> _What you should do_:
Write out the material exactly. Do not include the pictures.

> _Dataset content_:
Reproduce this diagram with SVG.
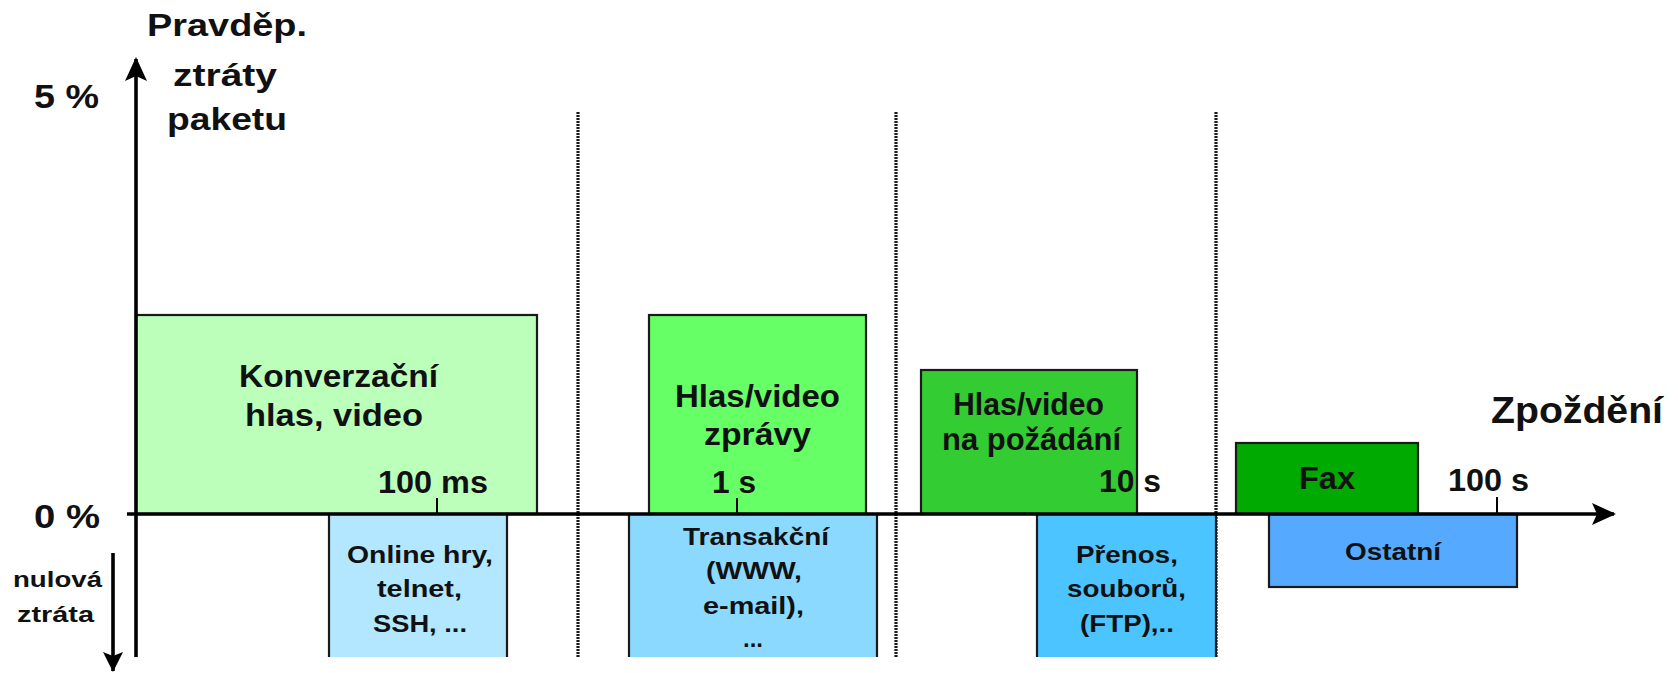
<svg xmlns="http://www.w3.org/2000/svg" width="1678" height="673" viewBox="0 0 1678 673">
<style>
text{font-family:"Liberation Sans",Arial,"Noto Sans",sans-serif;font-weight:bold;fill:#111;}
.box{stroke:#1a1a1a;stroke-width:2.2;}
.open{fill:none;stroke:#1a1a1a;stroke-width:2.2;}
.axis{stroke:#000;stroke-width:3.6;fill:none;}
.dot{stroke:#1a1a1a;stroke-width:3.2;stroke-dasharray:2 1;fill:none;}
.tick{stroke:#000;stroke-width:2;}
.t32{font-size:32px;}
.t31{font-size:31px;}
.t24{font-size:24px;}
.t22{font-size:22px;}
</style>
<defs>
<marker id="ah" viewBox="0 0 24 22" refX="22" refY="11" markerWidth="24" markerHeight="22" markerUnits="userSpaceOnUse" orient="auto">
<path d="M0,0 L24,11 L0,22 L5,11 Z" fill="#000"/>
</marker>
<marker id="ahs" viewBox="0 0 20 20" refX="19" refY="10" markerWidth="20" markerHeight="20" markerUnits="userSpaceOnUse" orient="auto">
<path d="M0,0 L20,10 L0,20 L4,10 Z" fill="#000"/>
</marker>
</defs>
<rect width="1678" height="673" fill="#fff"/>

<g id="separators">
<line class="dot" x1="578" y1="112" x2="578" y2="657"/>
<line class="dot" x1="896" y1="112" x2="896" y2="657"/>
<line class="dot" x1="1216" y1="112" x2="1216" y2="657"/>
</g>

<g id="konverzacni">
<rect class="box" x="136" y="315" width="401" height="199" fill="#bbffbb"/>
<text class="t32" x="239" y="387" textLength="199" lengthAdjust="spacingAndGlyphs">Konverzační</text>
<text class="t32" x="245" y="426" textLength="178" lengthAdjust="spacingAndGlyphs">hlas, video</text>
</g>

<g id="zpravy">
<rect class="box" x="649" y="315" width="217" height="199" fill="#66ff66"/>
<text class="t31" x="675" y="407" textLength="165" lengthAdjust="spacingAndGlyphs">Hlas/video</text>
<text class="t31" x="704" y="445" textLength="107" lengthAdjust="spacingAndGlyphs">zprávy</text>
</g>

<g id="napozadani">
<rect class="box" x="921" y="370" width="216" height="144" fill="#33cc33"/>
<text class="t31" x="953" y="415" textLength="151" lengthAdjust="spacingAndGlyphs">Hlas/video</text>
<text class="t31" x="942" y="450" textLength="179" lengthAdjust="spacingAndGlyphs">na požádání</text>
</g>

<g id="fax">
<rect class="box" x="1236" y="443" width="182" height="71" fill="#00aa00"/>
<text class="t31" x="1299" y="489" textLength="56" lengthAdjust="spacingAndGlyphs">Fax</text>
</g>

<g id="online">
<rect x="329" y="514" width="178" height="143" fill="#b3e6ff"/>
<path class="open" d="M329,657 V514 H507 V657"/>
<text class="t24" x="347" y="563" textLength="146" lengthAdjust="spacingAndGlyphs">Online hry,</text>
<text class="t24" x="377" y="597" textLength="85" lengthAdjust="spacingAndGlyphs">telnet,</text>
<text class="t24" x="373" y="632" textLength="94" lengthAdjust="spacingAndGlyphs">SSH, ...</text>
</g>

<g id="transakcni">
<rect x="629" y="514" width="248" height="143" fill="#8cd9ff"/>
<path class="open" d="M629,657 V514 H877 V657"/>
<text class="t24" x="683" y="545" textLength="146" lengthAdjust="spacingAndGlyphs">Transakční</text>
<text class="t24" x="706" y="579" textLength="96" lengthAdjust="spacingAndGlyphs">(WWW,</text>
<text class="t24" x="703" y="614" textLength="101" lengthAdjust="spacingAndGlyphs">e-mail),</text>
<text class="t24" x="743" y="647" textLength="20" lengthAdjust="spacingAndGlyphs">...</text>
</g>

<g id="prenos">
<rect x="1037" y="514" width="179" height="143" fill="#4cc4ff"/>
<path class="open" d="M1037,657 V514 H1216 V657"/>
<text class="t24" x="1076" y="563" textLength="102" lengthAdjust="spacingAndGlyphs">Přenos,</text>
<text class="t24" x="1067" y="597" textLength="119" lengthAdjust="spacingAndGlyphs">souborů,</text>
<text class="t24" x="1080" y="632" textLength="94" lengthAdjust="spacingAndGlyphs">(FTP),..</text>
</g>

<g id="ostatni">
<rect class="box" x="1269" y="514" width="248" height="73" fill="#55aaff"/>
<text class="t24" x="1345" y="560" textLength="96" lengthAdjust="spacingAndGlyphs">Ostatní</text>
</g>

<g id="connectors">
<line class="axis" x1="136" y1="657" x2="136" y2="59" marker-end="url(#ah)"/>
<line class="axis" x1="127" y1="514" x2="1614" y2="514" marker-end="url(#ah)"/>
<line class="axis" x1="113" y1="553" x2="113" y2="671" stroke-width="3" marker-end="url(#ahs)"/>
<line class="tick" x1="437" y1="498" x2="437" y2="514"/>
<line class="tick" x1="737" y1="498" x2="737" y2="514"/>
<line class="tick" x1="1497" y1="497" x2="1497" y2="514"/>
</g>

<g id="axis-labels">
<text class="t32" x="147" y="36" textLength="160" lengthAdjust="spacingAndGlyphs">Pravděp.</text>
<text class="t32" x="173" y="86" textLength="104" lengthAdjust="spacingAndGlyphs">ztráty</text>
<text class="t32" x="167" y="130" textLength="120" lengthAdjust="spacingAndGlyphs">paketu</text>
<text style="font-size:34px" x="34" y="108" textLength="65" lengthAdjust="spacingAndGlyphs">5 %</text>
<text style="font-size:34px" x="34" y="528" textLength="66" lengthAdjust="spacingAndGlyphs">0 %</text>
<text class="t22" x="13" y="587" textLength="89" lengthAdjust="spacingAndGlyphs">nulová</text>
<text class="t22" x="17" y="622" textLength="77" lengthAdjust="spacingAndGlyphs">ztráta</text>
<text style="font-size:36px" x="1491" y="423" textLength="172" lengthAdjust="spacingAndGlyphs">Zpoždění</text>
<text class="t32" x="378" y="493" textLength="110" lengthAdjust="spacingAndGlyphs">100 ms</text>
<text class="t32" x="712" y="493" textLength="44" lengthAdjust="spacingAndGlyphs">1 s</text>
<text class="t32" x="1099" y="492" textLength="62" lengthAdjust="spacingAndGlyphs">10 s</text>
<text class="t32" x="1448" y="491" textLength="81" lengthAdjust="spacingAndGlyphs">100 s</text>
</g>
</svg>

> _Exercise answer_:
Reproduce this diagram with SVG.
<svg xmlns="http://www.w3.org/2000/svg" width="1678" height="673" viewBox="0 0 1678 673">
<style>
text{font-family:"Liberation Sans",Arial,"Noto Sans",sans-serif;font-weight:bold;fill:#111;}
.box{stroke:#1a1a1a;stroke-width:2.2;}
.open{fill:none;stroke:#1a1a1a;stroke-width:2.2;}
.axis{stroke:#000;stroke-width:3.6;fill:none;}
.dot{stroke:#1a1a1a;stroke-width:3.2;stroke-dasharray:2 1;fill:none;}
.tick{stroke:#000;stroke-width:2;}
.t32{font-size:32px;}
.t31{font-size:31px;}
.t24{font-size:24px;}
.t22{font-size:22px;}
</style>
<defs>
<marker id="ah" viewBox="0 0 24 22" refX="22" refY="11" markerWidth="24" markerHeight="22" markerUnits="userSpaceOnUse" orient="auto">
<path d="M0,0 L24,11 L0,22 L5,11 Z" fill="#000"/>
</marker>
<marker id="ahs" viewBox="0 0 20 20" refX="19" refY="10" markerWidth="20" markerHeight="20" markerUnits="userSpaceOnUse" orient="auto">
<path d="M0,0 L20,10 L0,20 L4,10 Z" fill="#000"/>
</marker>
</defs>
<rect width="1678" height="673" fill="#fff"/>

<g id="separators">
<line class="dot" x1="578" y1="112" x2="578" y2="657"/>
<line class="dot" x1="896" y1="112" x2="896" y2="657"/>
<line class="dot" x1="1216" y1="112" x2="1216" y2="657"/>
</g>

<g id="konverzacni">
<rect class="box" x="136" y="315" width="401" height="199" fill="#bbffbb"/>
<text class="t32" x="239" y="387" textLength="199" lengthAdjust="spacingAndGlyphs">Konverzační</text>
<text class="t32" x="245" y="426" textLength="178" lengthAdjust="spacingAndGlyphs">hlas, video</text>
</g>

<g id="zpravy">
<rect class="box" x="649" y="315" width="217" height="199" fill="#66ff66"/>
<text class="t31" x="675" y="407" textLength="165" lengthAdjust="spacingAndGlyphs">Hlas/video</text>
<text class="t31" x="704" y="445" textLength="107" lengthAdjust="spacingAndGlyphs">zprávy</text>
</g>

<g id="napozadani">
<rect class="box" x="921" y="370" width="216" height="144" fill="#33cc33"/>
<text class="t31" x="953" y="415" textLength="151" lengthAdjust="spacingAndGlyphs">Hlas/video</text>
<text class="t31" x="942" y="450" textLength="179" lengthAdjust="spacingAndGlyphs">na požádání</text>
</g>

<g id="fax">
<rect class="box" x="1236" y="443" width="182" height="71" fill="#00aa00"/>
<text class="t31" x="1299" y="489" textLength="56" lengthAdjust="spacingAndGlyphs">Fax</text>
</g>

<g id="online">
<rect x="329" y="514" width="178" height="143" fill="#b3e6ff"/>
<path class="open" d="M329,657 V514 H507 V657"/>
<text class="t24" x="347" y="563" textLength="146" lengthAdjust="spacingAndGlyphs">Online hry,</text>
<text class="t24" x="377" y="597" textLength="85" lengthAdjust="spacingAndGlyphs">telnet,</text>
<text class="t24" x="373" y="632" textLength="94" lengthAdjust="spacingAndGlyphs">SSH, ...</text>
</g>

<g id="transakcni">
<rect x="629" y="514" width="248" height="143" fill="#8cd9ff"/>
<path class="open" d="M629,657 V514 H877 V657"/>
<text class="t24" x="683" y="545" textLength="146" lengthAdjust="spacingAndGlyphs">Transakční</text>
<text class="t24" x="706" y="579" textLength="96" lengthAdjust="spacingAndGlyphs">(WWW,</text>
<text class="t24" x="703" y="614" textLength="101" lengthAdjust="spacingAndGlyphs">e-mail),</text>
<text class="t24" x="743" y="647" textLength="20" lengthAdjust="spacingAndGlyphs">...</text>
</g>

<g id="prenos">
<rect x="1037" y="514" width="179" height="143" fill="#4cc4ff"/>
<path class="open" d="M1037,657 V514 H1216 V657"/>
<text class="t24" x="1076" y="563" textLength="102" lengthAdjust="spacingAndGlyphs">Přenos,</text>
<text class="t24" x="1067" y="597" textLength="119" lengthAdjust="spacingAndGlyphs">souborů,</text>
<text class="t24" x="1080" y="632" textLength="94" lengthAdjust="spacingAndGlyphs">(FTP),..</text>
</g>

<g id="ostatni">
<rect class="box" x="1269" y="514" width="248" height="73" fill="#55aaff"/>
<text class="t24" x="1345" y="560" textLength="96" lengthAdjust="spacingAndGlyphs">Ostatní</text>
</g>

<g id="connectors">
<line class="axis" x1="136" y1="657" x2="136" y2="59" marker-end="url(#ah)"/>
<line class="axis" x1="127" y1="514" x2="1614" y2="514" marker-end="url(#ah)"/>
<line class="axis" x1="113" y1="553" x2="113" y2="671" stroke-width="3" marker-end="url(#ahs)"/>
<line class="tick" x1="437" y1="498" x2="437" y2="514"/>
<line class="tick" x1="737" y1="498" x2="737" y2="514"/>
<line class="tick" x1="1497" y1="497" x2="1497" y2="514"/>
</g>

<g id="axis-labels">
<text class="t32" x="147" y="36" textLength="160" lengthAdjust="spacingAndGlyphs">Pravděp.</text>
<text class="t32" x="173" y="86" textLength="104" lengthAdjust="spacingAndGlyphs">ztráty</text>
<text class="t32" x="167" y="130" textLength="120" lengthAdjust="spacingAndGlyphs">paketu</text>
<text style="font-size:34px" x="34" y="108" textLength="65" lengthAdjust="spacingAndGlyphs">5 %</text>
<text style="font-size:34px" x="34" y="528" textLength="66" lengthAdjust="spacingAndGlyphs">0 %</text>
<text class="t22" x="13" y="587" textLength="89" lengthAdjust="spacingAndGlyphs">nulová</text>
<text class="t22" x="17" y="622" textLength="77" lengthAdjust="spacingAndGlyphs">ztráta</text>
<text style="font-size:36px" x="1491" y="423" textLength="172" lengthAdjust="spacingAndGlyphs">Zpoždění</text>
<text class="t32" x="378" y="493" textLength="110" lengthAdjust="spacingAndGlyphs">100 ms</text>
<text class="t32" x="712" y="493" textLength="44" lengthAdjust="spacingAndGlyphs">1 s</text>
<text class="t32" x="1099" y="492" textLength="62" lengthAdjust="spacingAndGlyphs">10 s</text>
<text class="t32" x="1448" y="491" textLength="81" lengthAdjust="spacingAndGlyphs">100 s</text>
</g>
</svg>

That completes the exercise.